## DIRECTIVE
Repeat exactly, and only, the lines from the one that contains "Write a Python" through the one that contains "from matplotlib.ticker import", both ends included.

## EXTRACTED INFORMATION

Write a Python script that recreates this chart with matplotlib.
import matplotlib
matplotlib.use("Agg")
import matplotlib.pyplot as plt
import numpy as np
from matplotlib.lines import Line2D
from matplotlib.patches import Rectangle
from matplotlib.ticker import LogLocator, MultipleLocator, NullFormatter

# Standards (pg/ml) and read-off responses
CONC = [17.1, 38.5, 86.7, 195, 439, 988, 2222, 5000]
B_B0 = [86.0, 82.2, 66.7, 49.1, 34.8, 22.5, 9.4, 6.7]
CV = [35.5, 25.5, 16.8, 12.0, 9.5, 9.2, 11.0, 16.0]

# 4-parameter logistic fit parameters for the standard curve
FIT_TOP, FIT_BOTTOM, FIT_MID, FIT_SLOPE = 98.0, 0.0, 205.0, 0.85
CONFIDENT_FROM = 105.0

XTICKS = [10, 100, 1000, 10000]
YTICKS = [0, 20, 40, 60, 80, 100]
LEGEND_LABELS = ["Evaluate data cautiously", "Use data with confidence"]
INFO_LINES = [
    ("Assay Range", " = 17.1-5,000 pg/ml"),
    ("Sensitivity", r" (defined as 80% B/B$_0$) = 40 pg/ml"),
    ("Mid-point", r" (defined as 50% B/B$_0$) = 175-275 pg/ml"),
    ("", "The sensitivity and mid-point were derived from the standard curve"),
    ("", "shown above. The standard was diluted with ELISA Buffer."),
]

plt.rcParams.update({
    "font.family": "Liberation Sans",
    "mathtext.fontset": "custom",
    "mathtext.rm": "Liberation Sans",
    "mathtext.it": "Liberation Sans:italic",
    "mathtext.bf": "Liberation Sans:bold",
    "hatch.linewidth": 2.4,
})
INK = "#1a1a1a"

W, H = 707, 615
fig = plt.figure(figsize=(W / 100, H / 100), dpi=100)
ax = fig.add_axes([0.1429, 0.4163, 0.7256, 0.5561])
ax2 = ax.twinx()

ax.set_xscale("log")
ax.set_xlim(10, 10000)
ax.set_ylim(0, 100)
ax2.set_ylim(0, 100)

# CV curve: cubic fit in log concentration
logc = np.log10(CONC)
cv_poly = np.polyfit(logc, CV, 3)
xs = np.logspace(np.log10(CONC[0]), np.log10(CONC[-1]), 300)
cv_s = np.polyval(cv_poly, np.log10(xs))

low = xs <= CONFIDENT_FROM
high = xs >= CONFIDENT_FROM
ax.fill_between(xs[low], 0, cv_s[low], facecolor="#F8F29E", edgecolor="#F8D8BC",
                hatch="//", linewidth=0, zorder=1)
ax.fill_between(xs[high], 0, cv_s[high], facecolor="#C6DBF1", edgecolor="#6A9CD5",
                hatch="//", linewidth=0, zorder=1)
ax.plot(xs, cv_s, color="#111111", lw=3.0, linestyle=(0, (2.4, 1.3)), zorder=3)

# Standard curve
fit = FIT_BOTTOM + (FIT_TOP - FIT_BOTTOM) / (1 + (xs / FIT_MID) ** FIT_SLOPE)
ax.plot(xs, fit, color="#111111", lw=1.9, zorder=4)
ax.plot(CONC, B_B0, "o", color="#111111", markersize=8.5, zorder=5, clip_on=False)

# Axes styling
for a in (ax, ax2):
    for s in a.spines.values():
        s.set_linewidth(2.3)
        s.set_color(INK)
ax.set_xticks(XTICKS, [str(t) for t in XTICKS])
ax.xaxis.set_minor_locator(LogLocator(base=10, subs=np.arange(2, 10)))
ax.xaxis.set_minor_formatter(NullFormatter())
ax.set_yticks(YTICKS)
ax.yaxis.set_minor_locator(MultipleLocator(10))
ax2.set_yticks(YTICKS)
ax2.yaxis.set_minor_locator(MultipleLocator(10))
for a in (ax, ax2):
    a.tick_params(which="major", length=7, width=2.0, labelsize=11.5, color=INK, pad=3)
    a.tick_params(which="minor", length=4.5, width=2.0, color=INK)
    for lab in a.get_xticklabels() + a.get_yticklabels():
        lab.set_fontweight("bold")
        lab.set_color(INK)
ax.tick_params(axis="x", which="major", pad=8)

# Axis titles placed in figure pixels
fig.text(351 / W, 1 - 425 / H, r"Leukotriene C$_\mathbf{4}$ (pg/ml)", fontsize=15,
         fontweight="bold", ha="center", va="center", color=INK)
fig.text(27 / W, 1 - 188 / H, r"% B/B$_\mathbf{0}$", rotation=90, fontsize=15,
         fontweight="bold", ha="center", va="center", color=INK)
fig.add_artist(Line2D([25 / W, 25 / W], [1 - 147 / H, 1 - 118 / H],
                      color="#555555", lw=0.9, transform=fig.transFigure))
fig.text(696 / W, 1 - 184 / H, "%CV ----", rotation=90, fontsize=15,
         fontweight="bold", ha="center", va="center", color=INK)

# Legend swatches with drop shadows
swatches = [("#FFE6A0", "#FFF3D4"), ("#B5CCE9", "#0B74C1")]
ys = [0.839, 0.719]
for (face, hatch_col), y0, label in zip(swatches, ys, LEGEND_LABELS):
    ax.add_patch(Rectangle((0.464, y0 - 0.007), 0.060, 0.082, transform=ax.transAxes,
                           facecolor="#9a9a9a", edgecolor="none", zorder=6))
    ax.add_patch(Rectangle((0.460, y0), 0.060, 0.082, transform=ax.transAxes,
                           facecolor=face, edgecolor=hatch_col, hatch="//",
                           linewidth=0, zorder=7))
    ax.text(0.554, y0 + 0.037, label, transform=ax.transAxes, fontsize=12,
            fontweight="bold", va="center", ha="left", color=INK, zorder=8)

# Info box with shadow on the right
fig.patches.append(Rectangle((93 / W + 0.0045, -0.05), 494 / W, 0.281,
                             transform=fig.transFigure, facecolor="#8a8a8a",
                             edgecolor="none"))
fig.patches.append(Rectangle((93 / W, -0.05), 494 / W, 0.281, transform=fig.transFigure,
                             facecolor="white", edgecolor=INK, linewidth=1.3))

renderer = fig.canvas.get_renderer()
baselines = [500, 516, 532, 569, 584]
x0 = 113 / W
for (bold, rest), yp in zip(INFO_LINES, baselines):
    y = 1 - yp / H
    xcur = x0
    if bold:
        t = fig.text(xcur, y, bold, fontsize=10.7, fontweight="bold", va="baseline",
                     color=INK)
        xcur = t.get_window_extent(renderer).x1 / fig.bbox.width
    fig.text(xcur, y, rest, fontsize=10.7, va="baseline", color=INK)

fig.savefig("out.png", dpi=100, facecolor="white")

--

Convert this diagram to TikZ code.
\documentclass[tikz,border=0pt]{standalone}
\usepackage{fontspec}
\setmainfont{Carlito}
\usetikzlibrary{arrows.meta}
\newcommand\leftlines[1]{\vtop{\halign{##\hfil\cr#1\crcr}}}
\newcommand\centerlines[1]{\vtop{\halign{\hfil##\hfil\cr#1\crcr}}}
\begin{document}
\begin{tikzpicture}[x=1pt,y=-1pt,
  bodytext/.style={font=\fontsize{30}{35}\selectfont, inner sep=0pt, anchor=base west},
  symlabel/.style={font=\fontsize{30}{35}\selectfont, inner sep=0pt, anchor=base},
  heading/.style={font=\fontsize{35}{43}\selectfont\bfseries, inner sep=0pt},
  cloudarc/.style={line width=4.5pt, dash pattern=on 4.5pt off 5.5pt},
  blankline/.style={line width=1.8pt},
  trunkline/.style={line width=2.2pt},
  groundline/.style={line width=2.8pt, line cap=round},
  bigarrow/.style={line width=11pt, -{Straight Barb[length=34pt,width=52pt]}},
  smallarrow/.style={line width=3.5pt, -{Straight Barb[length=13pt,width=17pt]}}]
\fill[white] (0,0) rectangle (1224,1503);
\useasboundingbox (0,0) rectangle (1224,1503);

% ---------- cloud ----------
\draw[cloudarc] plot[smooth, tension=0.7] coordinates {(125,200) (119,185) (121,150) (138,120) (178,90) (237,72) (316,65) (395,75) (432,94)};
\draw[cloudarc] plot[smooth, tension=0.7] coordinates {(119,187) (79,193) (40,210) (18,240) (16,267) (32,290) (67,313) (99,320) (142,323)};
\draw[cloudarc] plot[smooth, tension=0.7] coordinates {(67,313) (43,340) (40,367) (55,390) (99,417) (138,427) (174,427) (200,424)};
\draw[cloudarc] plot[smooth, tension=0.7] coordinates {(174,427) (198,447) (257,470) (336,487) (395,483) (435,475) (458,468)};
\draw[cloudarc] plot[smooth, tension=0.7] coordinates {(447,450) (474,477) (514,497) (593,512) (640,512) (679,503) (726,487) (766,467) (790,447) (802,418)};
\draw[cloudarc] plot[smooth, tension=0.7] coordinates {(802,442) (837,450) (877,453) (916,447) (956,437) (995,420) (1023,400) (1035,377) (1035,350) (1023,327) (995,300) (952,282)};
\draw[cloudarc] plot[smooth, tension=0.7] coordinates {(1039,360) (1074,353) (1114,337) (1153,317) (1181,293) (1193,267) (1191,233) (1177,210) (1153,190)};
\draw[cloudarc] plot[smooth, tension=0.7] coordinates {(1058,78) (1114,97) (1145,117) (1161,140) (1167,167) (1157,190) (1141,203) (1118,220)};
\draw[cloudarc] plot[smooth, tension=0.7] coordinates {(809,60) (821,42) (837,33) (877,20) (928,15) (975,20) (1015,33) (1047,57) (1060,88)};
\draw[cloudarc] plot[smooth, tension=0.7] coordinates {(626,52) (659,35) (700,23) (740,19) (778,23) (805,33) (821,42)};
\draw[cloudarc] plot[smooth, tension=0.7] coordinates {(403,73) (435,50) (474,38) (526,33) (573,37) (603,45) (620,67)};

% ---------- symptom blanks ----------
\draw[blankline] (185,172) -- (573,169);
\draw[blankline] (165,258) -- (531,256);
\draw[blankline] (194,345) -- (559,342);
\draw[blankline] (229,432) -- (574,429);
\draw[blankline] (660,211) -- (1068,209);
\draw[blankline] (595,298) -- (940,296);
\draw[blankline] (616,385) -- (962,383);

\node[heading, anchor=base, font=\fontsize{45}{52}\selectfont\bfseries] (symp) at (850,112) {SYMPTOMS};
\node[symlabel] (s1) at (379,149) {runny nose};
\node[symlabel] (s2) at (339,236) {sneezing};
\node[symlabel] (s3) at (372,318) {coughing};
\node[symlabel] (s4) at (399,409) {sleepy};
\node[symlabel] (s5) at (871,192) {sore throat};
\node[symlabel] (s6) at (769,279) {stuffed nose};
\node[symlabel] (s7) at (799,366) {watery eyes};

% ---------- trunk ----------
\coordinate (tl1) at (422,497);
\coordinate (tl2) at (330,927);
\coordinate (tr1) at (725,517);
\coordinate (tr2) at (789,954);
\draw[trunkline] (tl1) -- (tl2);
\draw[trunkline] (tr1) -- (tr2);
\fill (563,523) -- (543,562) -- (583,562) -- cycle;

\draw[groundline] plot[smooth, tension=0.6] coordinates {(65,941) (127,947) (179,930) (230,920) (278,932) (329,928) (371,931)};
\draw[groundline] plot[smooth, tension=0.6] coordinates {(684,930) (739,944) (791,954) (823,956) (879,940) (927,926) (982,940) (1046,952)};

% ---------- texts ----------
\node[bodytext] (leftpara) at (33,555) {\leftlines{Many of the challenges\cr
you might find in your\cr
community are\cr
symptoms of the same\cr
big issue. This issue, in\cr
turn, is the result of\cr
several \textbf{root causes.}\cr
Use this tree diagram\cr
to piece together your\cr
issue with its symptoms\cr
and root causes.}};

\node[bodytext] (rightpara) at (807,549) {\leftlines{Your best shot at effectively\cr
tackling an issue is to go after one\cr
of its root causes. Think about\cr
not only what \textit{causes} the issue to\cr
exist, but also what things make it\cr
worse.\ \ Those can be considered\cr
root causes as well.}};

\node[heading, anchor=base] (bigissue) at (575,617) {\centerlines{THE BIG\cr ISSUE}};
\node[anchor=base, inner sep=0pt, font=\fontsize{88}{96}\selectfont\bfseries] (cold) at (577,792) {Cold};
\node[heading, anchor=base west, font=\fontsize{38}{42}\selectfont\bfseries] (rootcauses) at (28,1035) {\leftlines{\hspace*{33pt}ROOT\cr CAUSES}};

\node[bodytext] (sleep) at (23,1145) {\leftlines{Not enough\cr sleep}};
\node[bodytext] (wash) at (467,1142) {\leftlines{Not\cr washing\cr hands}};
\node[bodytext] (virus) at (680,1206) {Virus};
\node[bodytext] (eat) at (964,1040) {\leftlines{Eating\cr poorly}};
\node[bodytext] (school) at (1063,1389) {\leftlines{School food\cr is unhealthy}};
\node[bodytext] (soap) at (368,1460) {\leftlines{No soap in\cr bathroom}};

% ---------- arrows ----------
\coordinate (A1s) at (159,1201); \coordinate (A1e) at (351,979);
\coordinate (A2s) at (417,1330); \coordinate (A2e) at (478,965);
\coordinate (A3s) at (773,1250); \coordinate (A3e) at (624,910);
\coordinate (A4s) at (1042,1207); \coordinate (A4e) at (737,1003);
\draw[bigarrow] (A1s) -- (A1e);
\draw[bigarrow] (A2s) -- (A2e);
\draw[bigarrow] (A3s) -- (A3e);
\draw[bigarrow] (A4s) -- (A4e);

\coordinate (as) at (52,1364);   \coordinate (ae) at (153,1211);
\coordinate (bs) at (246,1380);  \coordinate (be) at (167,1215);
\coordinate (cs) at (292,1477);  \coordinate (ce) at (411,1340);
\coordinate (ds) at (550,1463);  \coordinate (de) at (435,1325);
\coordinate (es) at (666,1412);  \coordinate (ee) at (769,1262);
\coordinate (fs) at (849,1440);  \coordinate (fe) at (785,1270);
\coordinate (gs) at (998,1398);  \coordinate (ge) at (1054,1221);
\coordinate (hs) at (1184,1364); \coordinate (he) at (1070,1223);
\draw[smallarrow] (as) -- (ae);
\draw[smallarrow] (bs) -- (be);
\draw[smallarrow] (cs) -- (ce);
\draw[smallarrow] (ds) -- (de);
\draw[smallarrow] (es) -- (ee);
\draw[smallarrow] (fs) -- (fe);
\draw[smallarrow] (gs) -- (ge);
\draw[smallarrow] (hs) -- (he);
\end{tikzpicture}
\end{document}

## WRITTEN RESPONSE
Write a Python script that recreates this chart with matplotlib.
import matplotlib
matplotlib.use("Agg")
import matplotlib.pyplot as plt
import numpy as np
from matplotlib.lines import Line2D
from matplotlib.patches import Rectangle
from matplotlib.ticker import LogLocator, MultipleLocator, NullFormatter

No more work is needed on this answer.